Microlearning as a tool for employee training has been around for a few years now. But it’s only since in the last four or five years has the concept taken off in a big way.
A few years back, Domino’s launched a gamified micro-course for franchise owners to quickly and interactively train their workers on making pizzas faster and more accurately. Similarly, Walmart Logistics, the distribution arm of the retail giant deployed gamified microlearning methods to train over 75,000 workers on safety awareness.
The Growth In Microlearning Popularity
So why exactly is microlearning making news so frequently of late? It is being argued that microlearning is highly adapted to the modern lifestyle which requires accelerated learning methods. This need is pinned on the attention deficit of the millennial work crowd who do not prefer traditional learning techniques. But as some researches have shown, such claims are only partially true.
The growth in popularity of microlearning has got more to do with the benefits that this pedagogical approach offers rather than anything to do with the learners’ ability. One of the biggest reasons for the rise in microlearning adoption is its productive use of time.
This is especially true in the case of training programs that hone up an employee’s skills rather than train them from scratch. That is, micro-learning is ideally suited for the knowledgeable and experienced employee who may not have the time to go through a complete course. It helps them brush up on topics that they are already familiar with.
This is the reason why some organizations are relying on microlearning to reskill and upskill their employees. Besides the fact that you must identify the skill gaps of each of your thousands of employees, and train them appropriately, you must also create a training schedule that does not hinder daily operations. Establishing a training program for thousands of employees is no easy task.
Another big reason for its popularity is capacity utilization. One study found that modern-day employee only has about 20 minutes a week to focus on training and development.
Microlearning makes it possible to train employees with minimal operational impact. The average microlearning session extends for not more than 3 to 5 minutes. Also, most microlearning courses are self-taught. That is, the learners are not expected to attend a classroom session.
This makes it possible for organizations to allow their employees to learn and complete courses at their own pace; at their schedule. When your employees do not need extended breaks to upgrade their skills, organizations can manage training programs without much impact on worker schedules.
Where Microlearning Is Best Suited
Although microlearning is also used in a lot of organizations for employee induction and onboarding, it is better suited for upskilling and occasionally reskilling. A lot of employee induction programs focus on acclimatizing the learner to the industry and ecosystem of the business. Also, such induction programs are only aimed at a small fraction of the workforce and hence do not have a significant impact on the operations.
Reskilling programs, on the other hand, are targeted at entire departments within an organization. Also, unlike induction programs that have tight deadlines, such training programs do not have short deadlines. This makes it possible for organizations to allow learners to train at their own pace.

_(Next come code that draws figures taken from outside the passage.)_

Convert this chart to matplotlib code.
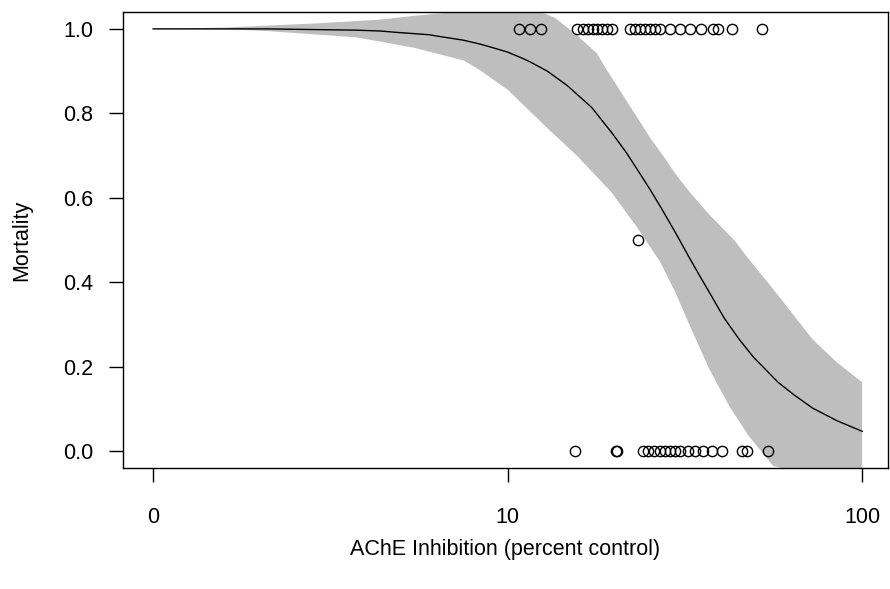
import numpy as np
import matplotlib
matplotlib.use("Agg")
import matplotlib.pyplot as plt

plt.rcParams['font.family'] = ['Liberation Sans', 'DejaVu Sans']

# Observed data (AChE inhibition, percent control) -----------------------
ache_dead = [10.8, 11.6, 12.4, 15.7, 16.3, 16.9, 17.4, 17.9, 18.4, 19.1, 19.7,
             22.2, 22.9, 23.7, 24.4, 25.2, 26.1, 26.9, 28.7, 30.6, 32.7, 35.2,
             38.0, 39.3, 43.0, 52.2]
ache_alive = [15.5, 20.2, 20.4, 24.1, 24.9, 25.8, 26.9, 27.8, 28.7, 29.6, 30.6,
              32.3, 33.8, 35.6, 37.8, 40.3, 45.8, 47.4, 54.3]
ache_half = [23.3]
mort_dead = [1.0] * len(ache_dead)
mort_alive = [0.0] * len(ache_alive)
mort_half = [0.5]

# Fitted curve -----------------------------------------------------------
fit_x = [1.0, 2.09, 3.73, 4.37, 4.82, 6.04, 6.21, 7.53, 8.36, 9.12, 10.0, 11.04,
         11.56, 12.94, 14.72, 17.26, 19.63, 21.58, 23.71, 25.29, 26.98, 29.72,
         32.66, 34.83, 37.07, 40.83, 44.98, 49.43, 57.94, 63.83, 72.44, 84.92, 100.0]
fit_y = [1.0, 1.0, 0.997, 0.995, 0.992, 0.986, 0.984, 0.973, 0.964, 0.955, 0.945,
         0.930, 0.922, 0.900, 0.866, 0.814, 0.755, 0.708, 0.655, 0.618, 0.579,
         0.518, 0.456, 0.415, 0.376, 0.315, 0.265, 0.222, 0.163, 0.135, 0.102,
         0.072, 0.047]

# Confidence band --------------------------------------------------------
upper_x = [1.0, 1.585, 2.89, 4.37, 5.62, 7.35, 8.91, 11.75, 12.94, 13.61, 15.67,
           17.82, 18.97, 20.89, 23.01, 25.29, 27.86, 29.72, 32.66, 37.07, 43.55,
           47.86, 56.10, 72.44, 84.92, 100.0]
upper_y = [1.0, 1.003, 1.013, 1.022, 1.032, 1.041, 1.05, 1.045, 1.034, 1.026,
           0.985, 0.943, 0.905, 0.850, 0.795, 0.741, 0.692, 0.657, 0.613, 0.560,
           0.500, 0.455, 0.384, 0.265, 0.210, 0.163]
lower_x = [1.0, 1.585, 2.09, 3.73, 4.37, 5.47, 7.53, 8.36, 10.0, 12.94, 15.67,
           19.63, 23.01, 26.98, 29.72, 32.66, 37.07, 42.17, 47.86, 56.10, 72.44,
           84.92, 100.0]
lower_y = [1.0, 0.999, 0.995, 0.980, 0.970, 0.955, 0.925, 0.902, 0.856, 0.765,
           0.700, 0.613, 0.534, 0.447, 0.376, 0.297, 0.194, 0.107, 0.036, -0.035,
           -0.057, -0.062, -0.069]

x_ticks = [1, 10, 100]
x_tick_labels = ["0", "10", "100"]
y_ticks = [0.0, 0.2, 0.4, 0.6, 0.8, 1.0]

FS = 15.5

fig = plt.figure(figsize=(8.9, 5.89), dpi=100)
ax = fig.add_axes([123/890, 1 - 468/589, (888 - 123)/890, (468 - 12)/589])

poly_x = upper_x + lower_x[::-1]
poly_y = upper_y + lower_y[::-1]
ax.fill(poly_x, poly_y, color="#BEBEBE", linewidth=0, zorder=1)
ax.plot(fit_x, fit_y, color="black", linewidth=1.0, zorder=2)

for xs, ys in ((ache_dead, mort_dead), (ache_alive, mort_alive), (ache_half, mort_half)):
    ax.plot(xs, ys, linestyle="none", marker="o", markersize=7.4,
            markerfacecolor="none", markeredgecolor="black", markeredgewidth=1.0,
            zorder=3)

ax.set_xscale("log")
ax.set_xlim(10 ** -0.085, 10 ** 2.073)
ax.set_ylim(-0.04, 1.04)
ax.set_xticks(x_ticks)
ax.set_xticklabels(x_tick_labels)
ax.xaxis.set_minor_locator(matplotlib.ticker.NullLocator())
ax.set_yticks(y_ticks)
ax.set_yticklabels([f"{v:.1f}" for v in y_ticks])

for s in ax.spines.values():
    s.set_linewidth(1.0)
    s.set_color("black")
ax.tick_params(axis="both", direction="out", length=10, width=1.0,
               labelsize=FS, colors="black")
ax.tick_params(axis="x", pad=18)
ax.tick_params(axis="y", pad=11.5)

ax.set_xlabel("AChE Inhibition (percent control)", fontsize=FS, va="center")
ax.xaxis.set_label_coords(0.5, (468 - 550) / 456)
ax.set_ylabel("Mortality", fontsize=FS, va="center")
ax.yaxis.set_label_coords((22 - 123) / 765, 0.5)

fig.savefig("out.png", dpi=100)
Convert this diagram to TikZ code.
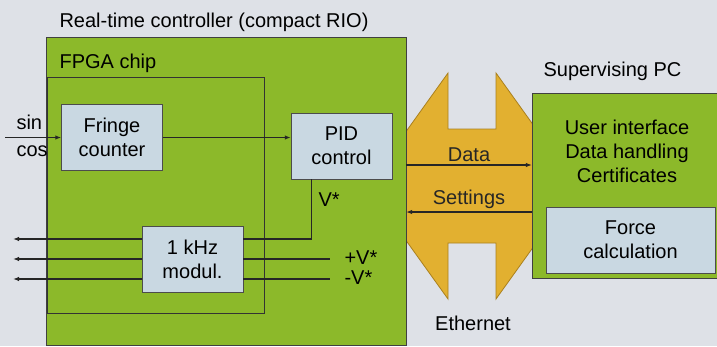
\documentclass[tikz,border=0pt]{standalone}
\usepackage{fontspec}
\setmainfont{Liberation Sans}
\usetikzlibrary{positioning,arrows.meta}
\definecolor{bgGray}{RGB}{222,225,231}
\definecolor{rioGreen}{RGB}{140,185,42}
\definecolor{boxBlue}{RGB}{201,216,226}
\definecolor{ethYellow}{RGB}{226,176,48}
\definecolor{ethEdge}{RGB}{170,128,30}

\begin{document}
\begin{tikzpicture}[x=1pt,y=-1pt,
  font=\fontsize{20}{24}\selectfont,
  box/.style={draw=black!70,fill=boxBlue,minimum width=101pt,minimum height=66pt,
    align=center,inner sep=0pt},
  unit/.style={draw=black!75,fill=rioGreen,inner sep=0pt},
  ar/.style={-{Latex[length=6pt,width=4.5pt]},line width=1.4pt,black!85},
  wire/.style={line width=1.4pt,black!85}]
\useasboundingbox[fill=bgGray] (0,0) rectangle (717,346);
% ethernet link
\draw[fill=ethYellow,draw=ethEdge,line width=0.8pt] (367,186) -- (448,73) -- (448,129)
  -- (496,129) -- (496,73) -- (577,186) -- (496,299) -- (496,243) -- (448,243)
  -- (448,299) -- cycle;
\node[unit,minimum width=360pt,minimum height=308pt] (rio) at (226,191) {};
\node[unit,minimum width=190pt,minimum height=185pt] (pc) at (627,185.5) {};
\node[anchor=base west] (rioTitle) at (56,27) {Real-time controller (compact RIO)};
\node[anchor=base west] (fpgaTitle) at (56,68) {FPGA chip};
\node[anchor=base west] (pcTitle) at (540,76) {Supervising PC};
\node (ethTitle) at (473,323) {Ethernet};
\node[draw=black!80,line width=1pt,minimum width=217pt,minimum height=236pt,
  inner sep=0pt] (fpga) at (155.5,195) {};
\node[box] (fringe) at (112,137.5) {Fringe\\counter};
\node[box] (pid) at (341.5,146) {PID\\control};
\node[box] (modul) at (192.5,259) {1 kHz\\modul.};
\node[align=center] (pcTasks) at (627,151) {User interface\\Data handling\\Certificates};
\node[box,minimum width=169pt] (force) at (630.5,240) {Force\\calculation};
% signals
\coordinate (sigIn) at (5,137.5);
\node[anchor=base west] (sinLbl) at (13,129) {sin};
\node[anchor=base west] (cosLbl) at (13,156) {cos};
\draw[ar] (sigIn) -- (fringe.west);
\draw[ar] (fringe.east) -- (fringe.east -| pid.west);
\coordinate (outA) at (13,239);
\coordinate (outB) at (13,259);
\coordinate (outC) at (13,279);
\coordinate (plusV) at (330,259);
\coordinate (minusV) at (330,279);
\draw[wire] ([xshift=-30pt]pid.south) |- (modul.east |- outA);
\draw[wire] (modul.east |- plusV) -- (plusV);
\draw[wire] (modul.east |- minusV) -- (minusV);
\draw[ar] (modul.west |- outA) -- (outA);
\draw[ar] (modul.west |- outB) -- (outB);
\draw[ar] (modul.west |- outC) -- (outC);
\node[anchor=west] (vLbl) at (315,200) {V*};
\node[anchor=west] (plusLbl) at (341,258) {+V*};
\node[anchor=west] (minusLbl) at (341,278) {-V*};
% ethernet traffic
\coordinate (dataL) at ([yshift=26pt]rio.east);
\coordinate (setL) at ([yshift=-21pt]rio.east);
\draw[ar,line width=1.1pt] (dataL) -- (dataL -| pc.west)
  node[midway,above=-1pt] {Data};
\draw[ar,line width=1.1pt] (setL -| pc.west) -- (setL)
  node[midway,above=-1pt] {Settings};
\end{tikzpicture}
\end{document}
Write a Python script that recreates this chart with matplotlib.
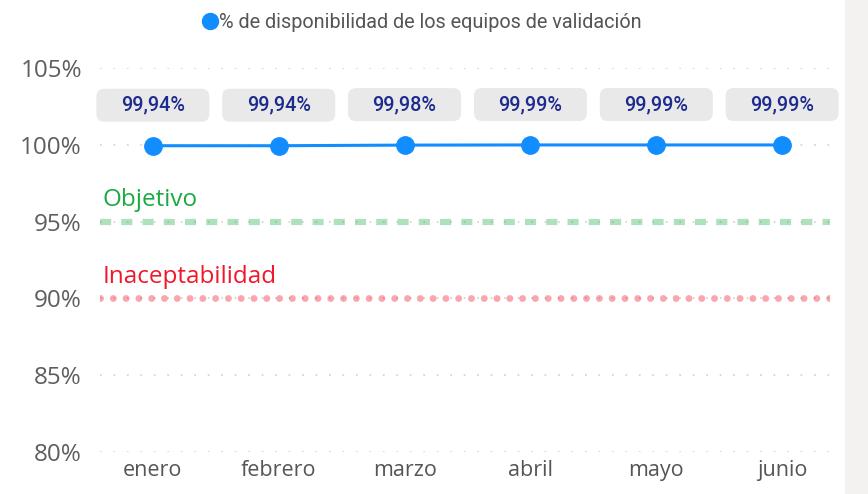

The impact of microlearning on your HR training practices can be measured regarding the pedagogical ROI. The Kirkpatrick model of training evaluation suggests four levels to evaluate a training program. They are Reaction, Learning, Behavior, and Results.
In the first level, the training program is assessed based on the learners’ reaction to the module. Highly engaging and relevant programs are thus rated highly at this level. This is followed by an assessment of the degree to which the learner has acquired the intended lessons. But the theoretical acquisition of knowledge is only one part.
The Kirkpatrick model also assesses the practical application (behavior) of the learned lessons by the worker in their job. Finally, the training module is evaluated by the overall impact of the program on the learner.
Microlearning Impact On Learners
Microlearning performs well on the Kirkpatrick model. From a learner’s perspective, microlearning finds huge favor thanks to the dramatically lower time it takes for them to get through the content. When combined with quick assessments, microlearning directly fulfills the first two levels of Kirkpatrick’s training evaluation framework.
Microlearning is seldom used as a standalone system but is often integrated with gamification and personalization techniques. These techniques tend to assist towards the greater application of learning and thereby have a demonstrable impact on business. In a way then, microlearning tends to help meet the top tiers of the Kirkpatrick evaluation framework.
In addition to this, microlearning also has a proven impact on the engagement of the learners. A study published in the Journal of Applied Psychology noted that bite-sized learning techniques made transmission of information from the trainer to the learner more efficient by 17%. Not surprisingly then, an overwhelming number of learners to prefer microlearning over other forms of training.
It is worth noting that the ROI of a training process includes not only the learner productivity but also the cost of producing the training materials. Learning architect Ray Jiminez claims that microlearning courses can be created in 300% less time than traditional classes and also cost 50% less. Given these cost benefits, organizations are at a much better position to tweak and experiment with content to measure effectiveness and thus embark on continually improving the efficiency of the training materials.
Microlearning training techniques may have started making a mark in enterprise organizations only in the past few years, but trainers and educators across the world have long realized their potential impact. It is time more organizations switched from traditional learning methods to microlearning – not only does it improve learner efficiency, but also has an overall positive effect on the ROI of the entire training process.